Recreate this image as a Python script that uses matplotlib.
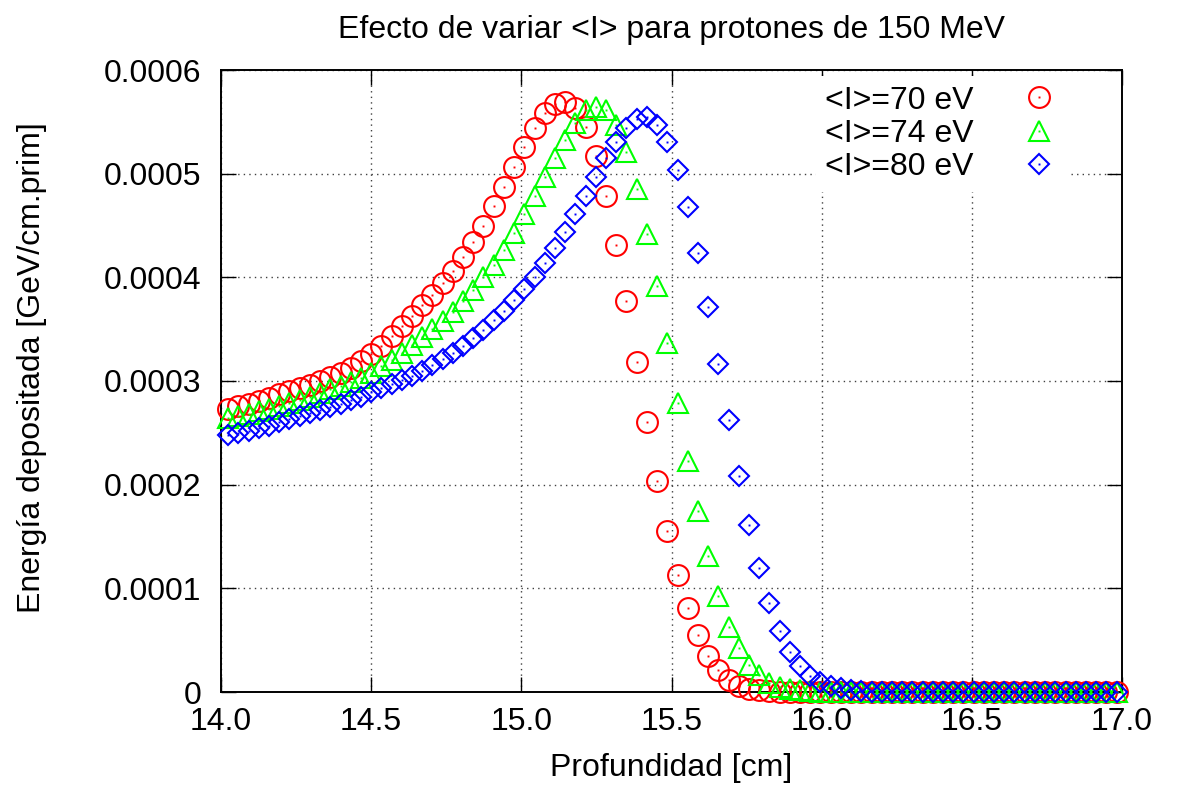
import numpy as np
import matplotlib
matplotlib.use('Agg')
import matplotlib.pyplot as plt
from matplotlib.legend_handler import HandlerTuple

plt.rcParams['font.family'] = ['Liberation Sans', 'DejaVu Sans']

# profundidad [cm], paso regular del histograma
depth = 14.024 + 0.034 * np.arange(88)

# energia depositada, en unidades de 1e-6 GeV/cm.prim
e_70 = [273, 276, 278, 281, 284, 287, 290, 293, 296, 300,
        304, 308, 313, 319, 326, 334, 343, 353, 363, 373,
        383, 395, 406, 420, 434, 450, 469, 487, 506, 526,
        544, 559, 567, 569, 563, 545, 517, 478, 431, 377,
        318, 260, 204, 155, 113, 81, 55, 35, 21, 12,
        6, 3, 2, 1, 0, 0, 0, 0, 0, 0] + [0] * 28
e_74 = [264, 266, 268, 271, 273, 276, 279, 282, 285, 288,
        292, 295, 299, 303, 308, 314, 320, 327, 335, 342,
        350, 358, 367, 377, 388, 400, 412, 426, 443, 461,
        478, 497, 515, 532, 549, 561, 564, 561, 547, 521,
        485, 442, 392, 337, 279, 223, 175, 131, 93, 63,
        42, 26, 16, 9, 5, 3, 2, 1, 0, 0] + [0] * 28
e_80 = [248, 250, 252, 255, 257, 260, 263, 266, 269, 272,
        275, 278, 282, 285, 289, 293, 297, 301, 305, 310,
        315, 321, 327, 334, 341, 349, 359, 368, 378, 389,
        400, 414, 428, 444, 461, 478, 497, 515, 531, 544,
        553, 555, 547, 531, 504, 468, 423, 371, 316, 262,
        208, 161, 120, 86, 59, 39, 25, 15, 10, 6,
        4, 2, 1] + [0] * 25

labels = ['<I>=70 eV', '<I>=74 eV', '<I>=80 eV']
colors = ['#ff0000', '#00ff00', '#0000ff']
markers = ['o', '^', 'D']
msizes = [15, 15, 10.5]

xticks = [14.0, 14.5, 15.0, 15.5, 16.0, 16.5, 17.0]
xticklabels = ['14.0', '14.5', '15.0', '15.5', '16.0', '16.5', '17.0']
yticks = [0, 0.0001, 0.0002, 0.0003, 0.0004, 0.0005, 0.0006]
yticklabels = ['0', '0.0001', '0.0002', '0.0003', '0.0004', '0.0005', '0.0006']

fs = 23

fig = plt.figure(figsize=(11.77, 7.87), dpi=100)
ax = fig.add_axes([221 / 1177, 1 - 692 / 787, 901 / 1177, 622 / 787])

handles = []
for vals, c, m, ms in zip([e_70, e_74, e_80], colors, markers, msizes):
    y = np.array(vals) * 1e-6
    h1, = ax.plot(depth, y, ls='none', marker=m, ms=ms, mfc='none', mec=c,
                  mew=1.5, clip_on=False, zorder=3)
    h2, = ax.plot(depth, y, ls='none', marker='s', ms=1.4, mfc=c, mec=c,
                  mew=0, clip_on=False, zorder=3)
    handles.append((h1, h2))

ax.set_xlim(14, 17)
ax.set_ylim(0, 0.0006)
ax.set_xticks(xticks)
ax.set_xticklabels(xticklabels)
ax.set_yticks(yticks)
ax.set_yticklabels(yticklabels)
ax.tick_params(direction='in', length=11, width=1, top=True, right=True,
               labelsize=fs, pad=11)
ax.tick_params(axis='y', pad=14)
for s in ax.spines.values():
    s.set_linewidth(1.4)
ax.grid(True, color='0.25', linestyle=(0, (1, 3)), linewidth=1)

leg = ax.legend(handles, labels, loc='upper right', markerfirst=False,
                handler_map={tuple: HandlerTuple(ndivide=1)},
                bbox_to_anchor=(1068 / 1177, 1 - 76 / 787),
                bbox_transform=fig.transFigure, fontsize=fs,
                frameon=True, fancybox=False, framealpha=1,
                edgecolor='none', facecolor='white',
                handlelength=1.2, handletextpad=1.45, labelspacing=0.1,
                borderpad=0.3, borderaxespad=0)
leg.set_zorder(5)

fig.text(671 / 1177, 1 - 30 / 787, 'Efecto de variar <I> para protones de 150 MeV',
         ha='center', va='center', fontsize=fs)
fig.text(671 / 1177, 1 - 768 / 787, 'Profundidad [cm]',
         ha='center', va='center', fontsize=fs)
fig.text(32 / 1177, 1 - 368 / 787, 'Energía depositada [GeV/cm.prim]',
         ha='center', va='center', rotation=90, fontsize=fs)

fig.savefig('out.png', dpi=100)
---
EXERCISE GOAL -> Write out an exact copy of the listing, first line through the line containing "depth = 14.024 + 0.034 * np.arange(88)", with the pictures left out.

SOLUTION FOR THIS EXERCISE ->
Recreate this image as a Python script that uses matplotlib.
import numpy as np
import matplotlib
matplotlib.use('Agg')
import matplotlib.pyplot as plt
from matplotlib.legend_handler import HandlerTuple

plt.rcParams['font.family'] = ['Liberation Sans', 'DejaVu Sans']

# profundidad [cm], paso regular del histograma
depth = 14.024 + 0.034 * np.arange(88)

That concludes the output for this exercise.